Через несколько дней Толюша, гуляя по Светланке, встретил знакомого ещё по Екатеринбургу офицера, Льва Львовича Николаевского, и затащил его к нам. Мы были обрадованы увидеть старого знакомого. Оказалось, что из Екатеринбурга его отправили на французский фронт, где он принимал участие в боях против немцев. После того как наши войска взбунтовались, Николаевский перешёл на службу во французскую армию. Пройдя обучение в авиационной школе, стал авиатором в Африке. Там Николаевский успешно служил, а уже оттуда совершил кругосветное путешествие с намерением поступить в армию адмирала Колчака. В Японии он узнал не только о падении Омского правительства, но и о бегстве Розанова. Тем не менее в компании с Русьеном и Щербаковым Лев Львович отправился во Владивосток.
Командующий войсками Краковецкий причислил их к штабу войск.
Молодые люди часто приходили к нам по вечерам и разделяли наш скромный ужин.
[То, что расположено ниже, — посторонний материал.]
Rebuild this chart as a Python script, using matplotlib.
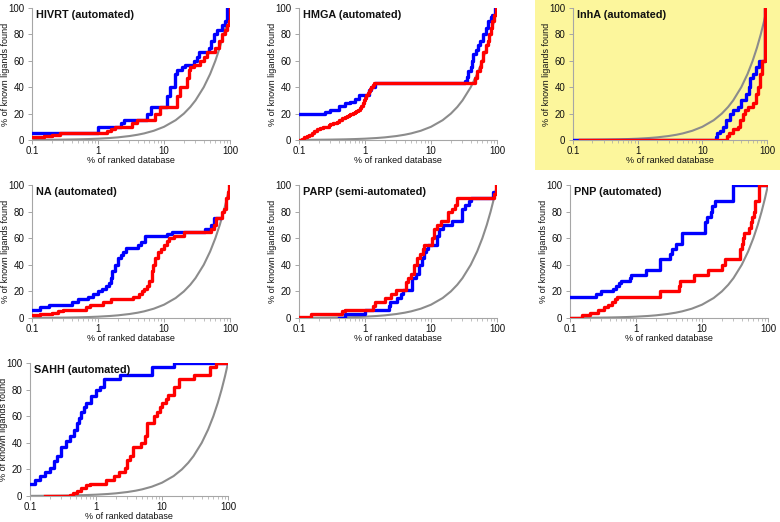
import matplotlib
matplotlib.use("Agg")
import matplotlib.pyplot as plt
from matplotlib.ticker import FixedLocator, NullFormatter, LogLocator

plt.rcParams["font.family"] = ["Liberation Sans", "DejaVu Sans"]

BLUE = "#0000ff"
RED = "#ff0000"
GREY = "#8c8c8c"
SPINE = "#a6a6a6"
YELLOW = "#fcf69c"

# random-selection reference (% found == % screened)
RANDOM_PCT = [0.1, 0.15, 0.2, 0.3, 0.5, 0.7, 1, 1.5, 2, 3, 4, 5, 7, 10, 15, 20, 25, 30,
              40, 50, 60, 70, 80, 90, 100]

# --- HIVRT ---
HIVRT_BLUE_X = [0.1, 1.0, 2.2, 2.45, 5.5, 6.3, 11.1, 12.5, 14.8, 15.7, 18.7, 21, 28, 31.6,
                33.5, 47.5, 51.6, 56.6, 63.5, 75.6, 85, 90, 100]
HIVRT_BLUE_Y = [5, 10, 13, 15, 20, 25, 33, 40, 50, 53, 55, 57, 60, 63, 67, 70, 75, 80, 83,
                87, 90, 100, 100]
HIVRT_RED_X = [0.1, 0.15, 0.2, 0.27, 1.37, 1.6, 1.8, 3.3, 3.9, 7.4, 8.6, 15.7, 17.7, 22.3,
               23.6, 25, 28, 35.5, 40, 45, 60, 67, 75, 85, 90, 95, 99]
HIVRT_RED_Y = [2, 3, 4, 5, 7, 8, 10, 13, 15, 20, 25, 33, 40, 47, 53, 55, 57, 60, 63, 67, 70,
               75, 80, 83, 87, 90, 100]

# --- HMGA ---
HMGA_BLUE_X = [0.1, 0.2, 0.25, 0.3, 0.4, 0.5, 0.6, 0.7, 0.8, 1.05, 1.15, 1.25, 1.4, 32, 33,
               35, 36, 40, 42, 44, 48, 52, 56, 62, 68, 72, 80, 85, 92, 96]
HMGA_BLUE_Y = [20, 20, 21, 23, 26, 28, 29, 31, 34, 34, 38, 40, 43, 43, 45, 48, 52, 55, 60,
               65, 68, 72, 75, 80, 85, 90, 93, 95, 100, 100]
HMGA_RED_X = [0.1, 0.11, 0.12, 0.13, 0.14, 0.155, 0.17, 0.19, 0.21, 0.23, 0.25, 0.28, 0.3,
              0.33, 0.37, 0.41, 0.45, 0.49, 0.53, 0.57, 0.6, 0.65, 0.7, 0.74, 0.78, 0.83,
              0.88, 0.92, 0.95, 1.0, 1.05, 1.1, 1.15, 1.2, 1.25, 1.3, 1.35, 45, 46, 50, 56,
              58, 62, 68, 72, 75, 80, 85, 90, 95, 98]
HMGA_RED_Y = [0, 1, 2, 3, 4, 5.5, 7, 8, 9, 9.5, 10, 11, 12, 13, 14, 15.5, 17, 17.5, 18, 19,
              20, 20.5, 21, 22, 23, 24.5, 26, 28, 30, 32, 34, 35.5, 37, 38.5, 40, 41.5, 43,
              43, 47, 52, 55, 60, 67, 72, 75, 80, 85, 90, 95, 100, 100]

# --- InhA ---
INHA_BLUE_X = [0.1, 16, 17, 19, 21, 23, 27, 30, 35, 40, 48, 52, 55, 60, 68, 75, 85, 94, 96]
INHA_BLUE_Y = [0, 2, 5, 7, 10, 15, 20, 23, 25, 30, 35, 40, 47, 50, 55, 60, 60, 100, 100]
INHA_RED_X = [0.13, 24, 26, 30, 35, 38, 42, 45, 50, 60, 68, 72, 78, 85, 93, 97]
INHA_RED_Y = [0, 3, 5, 8, 10, 15, 20, 23, 25, 28, 35, 40, 50, 60, 100, 100]

# --- NA ---
NA_BLUE_X = [0.1, 0.13, 0.18, 0.3, 0.4, 0.5, 0.7, 0.85, 1.0, 1.15, 1.3, 1.45, 1.55, 1.65,
             1.8, 2.0, 2.2, 2.4, 2.7, 4.0, 4.5, 5.2, 11, 13, 42, 52, 58, 70]
NA_BLUE_Y = [6, 8, 10, 10, 12, 14, 16, 18, 20, 22, 24, 26, 30, 35, 40, 45, 47, 50, 53, 55,
             57, 62, 63, 65, 67, 70, 75, 75]
NA_RED_X = [0.1, 0.13, 0.2, 0.25, 0.3, 0.65, 0.75, 1.2, 1.6, 3.4, 4.2, 4.6, 5.0, 5.5, 6.0,
            6.5, 6.8, 7.2, 8.2, 9.0, 10, 11, 12, 14, 20, 52, 58, 62, 75, 82, 88, 92, 95, 98]
NA_RED_Y = [2, 3, 4, 5, 6, 8, 10, 12, 14, 16, 18, 20, 22, 24, 28, 35, 40, 45, 50, 52, 55,
            58, 60, 62, 65, 67, 70, 75, 80, 82, 90, 95, 100, 100]

# --- PARP ---
PARP_BLUE_X = [0.4, 0.5, 1.0, 2.3, 2.4, 3.1, 3.5, 3.8, 5.2, 6.0, 6.5, 7.2, 7.8, 8.3, 9.0,
               12.3, 13, 15, 21, 29, 30, 33, 38, 40, 88, 92]
PARP_BLUE_Y = [0, 3, 6, 9, 12, 15, 18, 21, 30, 33, 40, 45, 50, 52, 55, 62, 67, 70, 73, 78,
               82, 85, 88, 90, 95, 95]
PARP_RED_X = [0.1, 0.15, 0.45, 0.5, 1.3, 1.4, 2.0, 2.5, 3.0, 4.2, 4.5, 5.0, 5.5, 6.2, 6.8,
              7.5, 7.9, 10.5, 11, 12.5, 14, 18, 21, 23, 25, 90, 96, 98]
PARP_RED_Y = [1, 3, 5, 6, 9, 12, 15, 18, 21, 27, 30, 33, 40, 45, 48, 52, 55, 60, 67, 70,
              73, 80, 82, 85, 90, 93, 100, 100]

# --- PNP ---
PNP_BLUE_X = [0.1, 0.25, 0.3, 0.45, 0.5, 0.55, 0.6, 0.8, 0.85, 1.4, 2.3, 3.3, 3.5, 4.0, 5.0,
              11, 12, 13.5, 14, 16, 30, 100]
PNP_BLUE_Y = [16, 18, 20, 22, 24, 26, 28, 30, 32, 36, 44, 48, 52, 56, 64, 72, 76, 80, 84,
              88, 100, 100]
PNP_RED_X = [0.1, 0.15, 0.2, 0.27, 0.33, 0.38, 0.43, 0.48, 0.52, 2.3, 4.5, 4.7, 7.5, 12.5,
             20, 22, 37, 38, 40, 42, 44, 52, 55, 58, 61, 63, 64, 74, 100]
PNP_RED_Y = [0, 2, 4, 6, 8, 10, 12, 14, 16, 20, 24, 28, 32, 36, 40, 44, 48, 52, 56, 60, 64,
             68, 72, 76, 80, 84, 88, 100, 100]

# --- SAHH ---
SAHH_BLUE_X = [0.1, 0.12, 0.14, 0.17, 0.2, 0.23, 0.26, 0.3, 0.35, 0.4, 0.46, 0.52, 0.56,
               0.6, 0.65, 0.7, 0.85, 1.0, 1.15, 1.3, 2.3, 7, 15, 100]
SAHH_BLUE_Y = [9, 12, 15, 18, 21, 26, 30, 37, 41, 45, 50, 55, 59, 63, 67, 70, 75, 80, 82,
               88, 91, 97, 100, 100]
SAHH_RED_X = [0.17, 0.4, 0.45, 0.52, 0.6, 0.7, 0.8, 1.4, 1.9, 2.2, 2.75, 3.0, 3.3, 3.6, 4.8,
              5.5, 6.0, 7.5, 8.5, 9.2, 10, 11.5, 12.5, 15, 18, 31, 53, 65, 100]
SAHH_RED_Y = [0, 1, 2, 4, 6, 8, 9, 12, 15, 18, 21, 27, 30, 37, 40, 45, 55, 60, 63, 67, 70,
              73, 76, 82, 88, 91, 97, 100, 100]

PANELS = [
    ("HIVRT (automated)", HIVRT_BLUE_X, HIVRT_BLUE_Y, HIVRT_RED_X, HIVRT_RED_Y),
    ("HMGA (automated)", HMGA_BLUE_X, HMGA_BLUE_Y, HMGA_RED_X, HMGA_RED_Y),
    ("InhA (automated)", INHA_BLUE_X, INHA_BLUE_Y, INHA_RED_X, INHA_RED_Y),
    ("NA (automated)", NA_BLUE_X, NA_BLUE_Y, NA_RED_X, NA_RED_Y),
    ("PARP (semi-automated)", PARP_BLUE_X, PARP_BLUE_Y, PARP_RED_X, PARP_RED_Y),
    ("PNP (automated)", PNP_BLUE_X, PNP_BLUE_Y, PNP_RED_X, PNP_RED_Y),
    ("SAHH (automated)", SAHH_BLUE_X, SAHH_BLUE_Y, SAHH_RED_X, SAHH_RED_Y),
]

# axes boxes in pixels: (left, top, right, bottom) on a 780x522 canvas
BOXES = [
    (32, 8, 230, 140), (299, 8, 497, 140), (573, 8, 767, 140),
    (32, 185, 230, 318), (299, 185, 497, 318), (570, 185, 768, 318),
    (30, 363, 228, 496),
]
W, H = 780, 522

fig = plt.figure(figsize=(7.8, 5.22), dpi=100)
fig.patch.set_facecolor("white")

# yellow highlight behind the InhA panel
fig.patches.append(plt.Rectangle((535 / W, 1 - 170 / H), 1 - 535 / W, 170 / H,
                                 transform=fig.transFigure, facecolor=YELLOW,
                                 edgecolor="none", zorder=-5))

for (title, bx, by, rx, ry), (l, t, r, b) in zip(PANELS, BOXES):
    wpx, hpx = r - l, b - t
    ax = fig.add_axes([l / W, 1 - b / H, wpx / W, hpx / H])
    ax.patch.set_alpha(0)
    ax.set_xscale("log")
    ax.set_xlim(0.1, 100)
    ax.set_ylim(0, 100)

    ax.plot(RANDOM_PCT, RANDOM_PCT, color=GREY, lw=1.5, zorder=2)
    ax.plot(bx, by, color=BLUE, lw=2.4, drawstyle="steps-post", zorder=3)
    ax.plot(rx, ry, color=RED, lw=2.4, drawstyle="steps-post", zorder=4)

    for s in ("top", "right"):
        ax.spines[s].set_visible(False)
    for s in ("left", "bottom"):
        ax.spines[s].set_color(SPINE)
        ax.spines[s].set_linewidth(0.8)

    ax.xaxis.set_major_locator(FixedLocator([0.1, 1, 10, 100]))
    ax.set_xticklabels(["0.1", "1", "10", "100"])
    ax.xaxis.set_minor_locator(LogLocator(base=10, subs=range(2, 10)))
    ax.xaxis.set_minor_formatter(NullFormatter())
    ax.set_yticks([0, 20, 40, 60, 80, 100])
    ax.tick_params(axis="both", which="major", labelsize=7, colors=SPINE,
                   labelcolor="#111111", length=3, width=0.7, pad=2.5)
    ax.tick_params(axis="x", which="major", pad=1.5)
    ax.tick_params(axis="x", which="minor", colors=SPINE, length=2, width=0.5)

    ax.set_xlabel("% of ranked database", fontsize=6.5, color="#111111")
    ax.set_ylabel("% of known ligands found", fontsize=6.5, color="#111111")
    ax.xaxis.set_label_coords(0.5, -16 / hpx)
    ax.yaxis.set_label_coords(-22 / wpx, 0.5)
    ax.text(4 / wpx, 0.985, title, transform=ax.transAxes, ha="left", va="top",
            fontsize=7.8, fontweight="bold", color="#111111", zorder=5)

fig.savefig("out.png", dpi=100, facecolor="white")
plt.close(fig)
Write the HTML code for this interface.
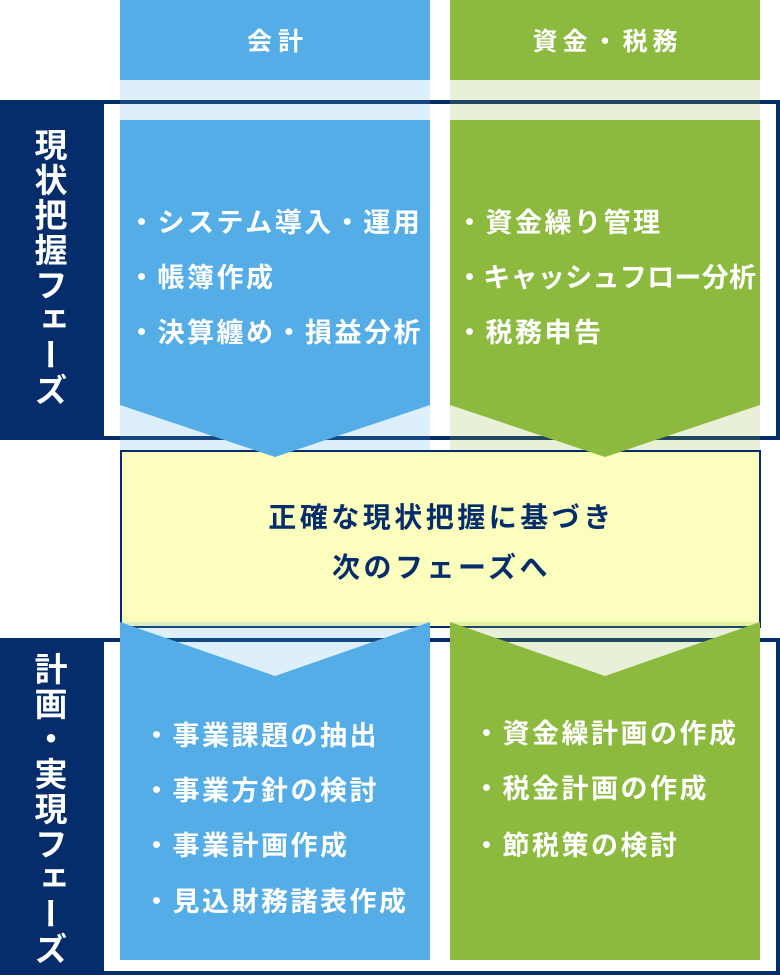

В их рассказах было много интересного, и время пролетало быстро. Щербаков недурно пел и иногда приносил свои стихи.
Вскоре во Владивосток приехал Шевари, привёзший в чешском эшелоне оставленные нами в Иркутске вещи. При этом наш граммофон с большим количеством пластинок пришлось подарить чехам за провоз вещей. Самое же главное — получить золото из Иркутского отделения нашего банка Шевари не удалось. По его словам, золото было сдано в Государственный банк, где его и конфисковали. Так погибла надежда получить принадлежащее мне состояние, равное двенадцати тысячам рублей. О, как упрекал я себя в легкомыслии! Почему я испугался Унгерна и Семёнова? Ведь эшелон артиллерийского училища не осматривали.